Monday, October 22, 2007

Client or Customer?

What kind of relationship do you have with your current financial adviser? Are you a client or a customer? A client is one for whom professional services are provided. A customer is one who purchases goods or services from another. [This might be a matter of semantics, as "customer" is one of the definitions of "client" - BUT "client" is not one of the definitions of "customer".] When I first started in the financial business, my mentor insisted we call the people we did business with "clients". But we were selling a product. The "clients" were purchasing a product from us - the definition of a "customer". When a purchase was made, if a competitor was more persuasive in convincing my customer to buy from him/her, I lost the account. The distinction between client and customer was lost on me - I was brainwashed to think of customers as clients. Somewhere along the way I had an epiphany. As a result, I no longer have customers, I only have clients. I don't sell products, I provide professional services for a fee. The securities business has drawn a clear distinction between the two. The regulations for securities broker-dealers always refer to "customers". What happens when someone engages a registered representative (aka "stock broker") at a broker-dealer and makes an investment? The representative earns a commission - that's because the person making the investment is a customer and is making a purchase. Now, there is nothing wrong with being a customer - and nothing wrong with the representative earning a disclosed commission - but most people don't know that the representative only has to treat the customer "fairly" and provide advice that is deemed "suitable" in light of the customer's circumstances. Contrast this with the Investment Adviser Act of 1940 ("the Act") that governs the conduct of registered investment advisers. The Securities & Exchange Commission (SEC) interprets the Act as meaning that a Registered Investment Adviser (and its affiliated Investment Advisory Representatives) is a fiduciary to its clients and owes those clients a duty of undivided loyalty and utmost good faith (italics added).

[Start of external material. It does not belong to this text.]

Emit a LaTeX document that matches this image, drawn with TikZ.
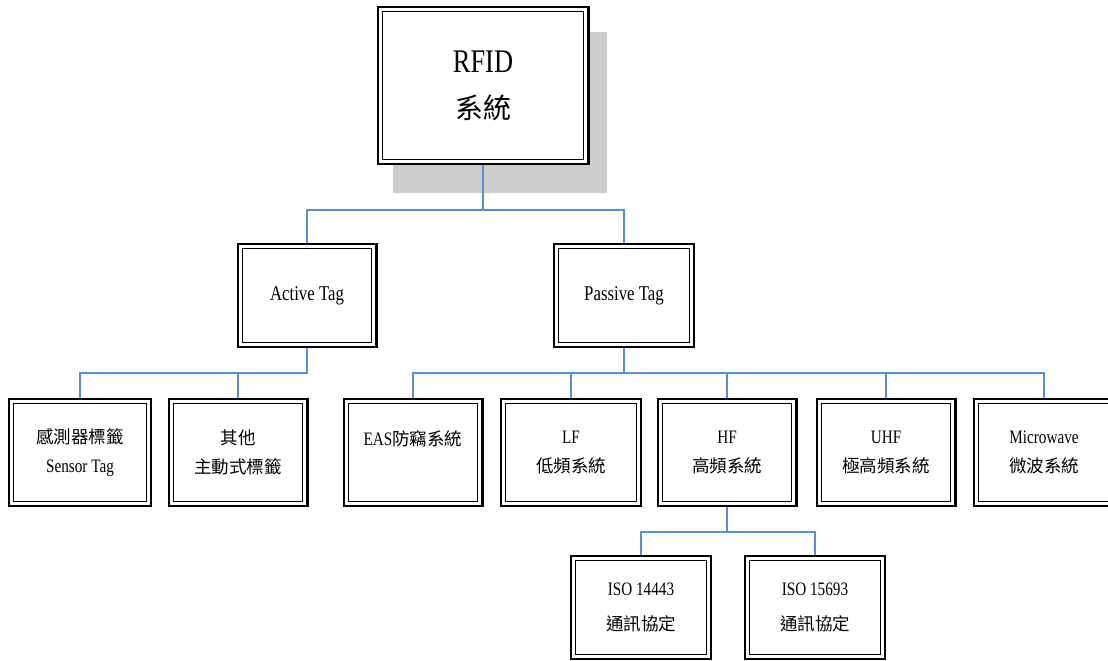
\documentclass[tikz,border=0pt]{standalone}
\usepackage{fontspec}
\setmainfont{Liberation Serif}[FakeStretch=0.8]
\newfontfamily\cjk{Noto Sans CJK TC}
\definecolor{connblue}{RGB}{91,141,213}
\definecolor{shadowgray}{RGB}{204,204,204}
\begin{document}
\begin{tikzpicture}[x=1pt,y=-1pt,
  tagbox/.style={draw=black, line width=2.4pt, fill=white, inner sep=0pt, align=center,
    path picture={\draw[line width=1.1pt,black]
      ([shift={(4.4pt,4.4pt)}]path picture bounding box.south west) rectangle
      ([shift={(-4.4pt,-4.4pt)}]path picture bounding box.north east);}},
  conn/.style={draw=connblue, line width=2pt},
  toptext/.style={font=\fontsize{33}{46}\selectfont},
  midtext/.style={font=\fontsize{21}{25}\selectfont},
  lowtext/.style={font=\fontsize{19}{29}\selectfont},
  isotext/.style={font=\fontsize{19}{35}\selectfont}
]
\useasboundingbox (0,0) rectangle (1108,661);
\fill[white] (0,0) rectangle (1108,661);
% shadow
\fill[shadowgray] (393,32) rectangle (607,193);
% top
\node[tagbox, toptext, minimum width=210.6pt, minimum height=156.6pt] (rfid) at (483,85.5)
  {RFID\\{\cjk\fontsize{28}{46}\selectfont 系統}};
% level 2
\node[tagbox, midtext, minimum width=138.6pt, minimum height=102.6pt] (active) at (307,295.5) {Active Tag};
\node[tagbox, midtext, minimum width=139.6pt, minimum height=102.6pt] (passive) at (624,295.5) {Passive Tag};
% level 3
\node[tagbox, lowtext, minimum width=141.6pt, minimum height=106.6pt] (sensor) at (80,452.5)
  {{\cjk\fontsize{17.5}{29}\selectfont 感測器標籤}\\Sensor Tag};
\node[tagbox, lowtext, minimum width=138.6pt, minimum height=106.6pt] (other) at (238,452.5)
  {{\cjk\fontsize{17.5}{29}\selectfont 其他}\\{\cjk\fontsize{17.5}{29}\selectfont 主動式標籤}};
\node[tagbox, lowtext, minimum width=138.6pt, minimum height=106.6pt] (eas) at (413,452.5)
  {EAS{\cjk\fontsize{17.5}{29}\selectfont 防竊系統}\\\mbox{}};
\node[tagbox, lowtext, minimum width=139.6pt, minimum height=106.6pt] (lf) at (571,452.5)
  {LF\\{\cjk\fontsize{17.5}{29}\selectfont 低頻系統}};
\node[tagbox, lowtext, minimum width=138.6pt, minimum height=106.6pt] (hf) at (727,452.5)
  {HF\\{\cjk\fontsize{17.5}{29}\selectfont 高頻系統}};
\node[tagbox, lowtext, minimum width=138.6pt, minimum height=106.6pt] (uhf) at (886,452.5)
  {UHF\\{\cjk\fontsize{17.5}{29}\selectfont 極高頻系統}};
\node[tagbox, lowtext, minimum width=139.6pt, minimum height=106.6pt] (mw) at (1044,452.5)
  {Microwave\\{\cjk\fontsize{17.5}{29}\selectfont 微波系統}};
% level 4
\node[tagbox, isotext, minimum width=139.6pt, minimum height=102.6pt] (iso1) at (641,607.5)
  {ISO 14443\\{\cjk\fontsize{17.5}{35}\selectfont 通訊協定}};
\node[tagbox, isotext, minimum width=139.6pt, minimum height=102.6pt] (iso2) at (815,607.5)
  {ISO 15693\\{\cjk\fontsize{17.5}{35}\selectfont 通訊協定}};
% bus coordinates
\coordinate (bus1) at (0,210);
\coordinate (busA) at (0,373);
\coordinate (busP) at (0,373);
\coordinate (busH) at (0,532);
% connectors
\draw[conn] (rfid.south) -- (rfid.south |- bus1) -| (active.north);
\draw[conn] (rfid.south |- bus1) -| (passive.north);
\draw[conn] (active.south) -- (active.south |- busA) -| (sensor.north);
\draw[conn] (active.south |- busA) -| (other.north);
\draw[conn] (passive.south) -- (passive.south |- busP) -| (eas.north);
\draw[conn] (passive.south |- busP) -| (lf.north);
\draw[conn] (passive.south |- busP) -| (hf.north);
\draw[conn] (passive.south |- busP) -| (uhf.north);
\draw[conn] (passive.south |- busP) -| (mw.north);
\draw[conn] (hf.south) -- (hf.south |- busH) -| (iso1.north);
\draw[conn] (hf.south |- busH) -| (iso2.north);
\end{tikzpicture}
\end{document}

What a difference! What would you rather be - a client or a customer?

Thursday, October 18, 2007

Why Egalitarian?

e·gal·i·tar·i·an – adjective
asserting, resulting from, or characterized by belief in the equality of all people, esp. in political, economic, or social life. –noun
a person who adheres to egalitarian beliefs.

Everyone needs financial advice!

Tuesday, October 16, 2007


fi·du·ci·ar·y [fi-doo-shee-er-ee, -dyoo-]
Law. a person to whom property or power is entrusted for the benefit of another.

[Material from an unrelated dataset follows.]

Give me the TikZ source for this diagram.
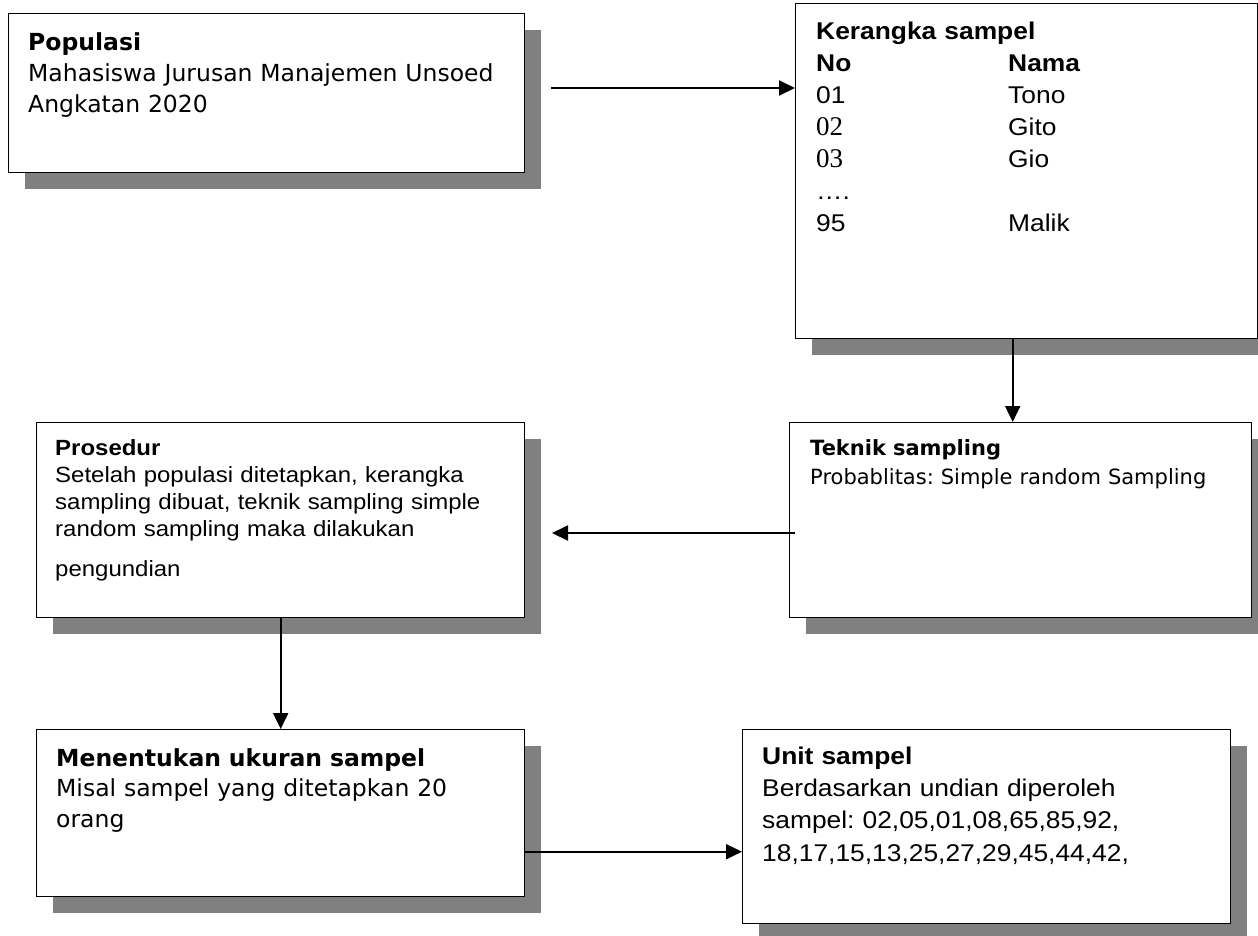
\documentclass[tikz,border=0pt]{standalone}
\usepackage{fontspec}
\usetikzlibrary{arrows.meta,shadows}
\newfontfamily\tahomafont{DejaVu Sans}
\newfontfamily\arialfont{Liberation Sans}[FakeStretch=1.09]
\newfontfamily\timesfont{Liberation Serif}[FakeStretch=1.0]
\frenchspacing

\begin{document}
\begin{tikzpicture}[x=1pt,y=-1pt,
 kotak/.style={draw=black, line width=1.4pt, fill=white, anchor=north west, inner sep=0pt,
  drop shadow={shadow xshift=16pt, shadow yshift=-16pt, fill=black!50, opacity=1}},
 isi/.style={anchor=base west, inner sep=0pt, align=left, text width=470pt},
 panah/.style={line width=2pt, -{Triangle[length=16pt,width=15pt]}}]

\useasboundingbox[fill=white] (0,0) rectangle (1258,935);

 \node[kotak, minimum width=516pt, minimum height=159pt] (populasi) at (8,13) {};
 \node[kotak, minimum width=462pt, minimum height=335pt] (kerangka) at (795,3) {};
 \node[kotak, minimum width=488pt, minimum height=195pt] (prosedur) at (36,422) {};
 \node[kotak, minimum width=462pt, minimum height=195pt] (teknik) at (789,422) {};
 \node[kotak, minimum width=488pt, minimum height=167pt] (ukuran) at (36,729) {};
 \node[kotak, minimum width=488pt, minimum height=194pt] (unit) at (742,729) {};

 \node[isi, font=\tahomafont\fontsize{23.5pt}{31pt}\selectfont] (tpopulasi) at (28,50)
  {\textbf{Populasi}\\ Mahasiswa Jurusan Manajemen Unsoed\\ Angkatan 2020};
 \node[isi, font=\arialfont\fontsize{24.2pt}{32pt}\selectfont] (tkerangka) at (816,39)
  {\textbf{Kerangka sampel}\\
   \makebox[192pt][l]{\textbf{No}}\textbf{Nama}\\
   \makebox[192pt][l]{01}Tono\\
   \makebox[192pt][l]{\timesfont\fontsize{27pt}{32pt}\selectfont 02}Gito\\
   \makebox[192pt][l]{\timesfont\fontsize{27pt}{32pt}\selectfont 03}Gio\\
   ….\\
   \makebox[192pt][l]{95}Malik};
 \node[isi, font=\arialfont\fontsize{22pt}{27pt}\selectfont] (tprosedur) at (55,455)
  {\textbf{Prosedur}\\ Setelah populasi ditetapkan, kerangka\\ sampling dibuat, teknik sampling simple\\
   random sampling maka dilakukan\\[13pt] pengundian};
 \node[isi, font=\tahomafont\fontsize{21pt}{29pt}\selectfont] (tteknik) at (810,455)
  {\textbf{Teknik sampling}\\ Probablitas: Simple random Sampling};
 \node[isi, font=\tahomafont\fontsize{23.5pt}{30.5pt}\selectfont] (tukuran) at (56,766)
  {\textbf{Menentukan ukuran sampel}\\ Misal sampel yang ditetapkan 20\\ orang};
 \node[isi, font=\arialfont\fontsize{24.2pt}{32pt}\selectfont] (tunit) at (762,764)
  {\textbf{Unit sampel}\\ Berdasarkan undian diperoleh\\ sampel: 02,05,01,08,65,85,92,\\[1pt]
   18,17,15,13,25,27,29,45,44,42,};

 \coordinate (a1) at (551,88);
 \coordinate (a3) at (552,533);
 \draw[panah] (a1) -- (kerangka.west |- a1);
 \draw[panah] ([xshift=-14pt]kerangka.south) -- ([xshift=-14pt]kerangka.south |- teknik.north);
 \draw[panah] ([xshift=6pt]teknik.west |- a3) -- (a3);
 \draw[panah] (prosedur.south) -- (ukuran.north);
 \draw[panah] ([yshift=-38.5pt]ukuran.east) -- ([yshift=-38.5pt]ukuran.east -| unit.west);

\end{tikzpicture}
\end{document}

Law. of or pertaining to the relation between a fiduciary and his or her principal: a fiduciary capacity; a fiduciary duty.

What does "fiduciary" have to do with financial planning? A lot! The actions of the person holding the fiduciary capacity (e.g., a financial advisor) must ALWAYS put the client's interests first. ALWAYS.

A Registered Investment Advisor (or a Investment Advisory Representative of a Registered Investment Advisor) has a fiduciary relationship with his or her clients. A fiduciary relationship creates a legal obligation to put the client's interests ahead of the advisor's in all circumstances.

Ask a prospective financial advisor if they will have a fiduciary obligation to you.

The 7 Questions

Here are the 7 Questions you should ask a prospective financial adviser at the first meeting:

Who are you?

What do you do?

Why do you do what you do?

How do you do what you do?

Who have you done it for?

What makes you different?

Why should I do business with you?

We'll talk about the "right" answers in a future post.


Welcome to my blog on financial planning. The title is intended to convey my belief that everyone needs financial advice. That advice could take the form of a one hour meeting or a multi-faceted, multi-generational financial plan that takes months to complete. I will start by covering basic financial planning concepts and grow it from there. Thanks for reading!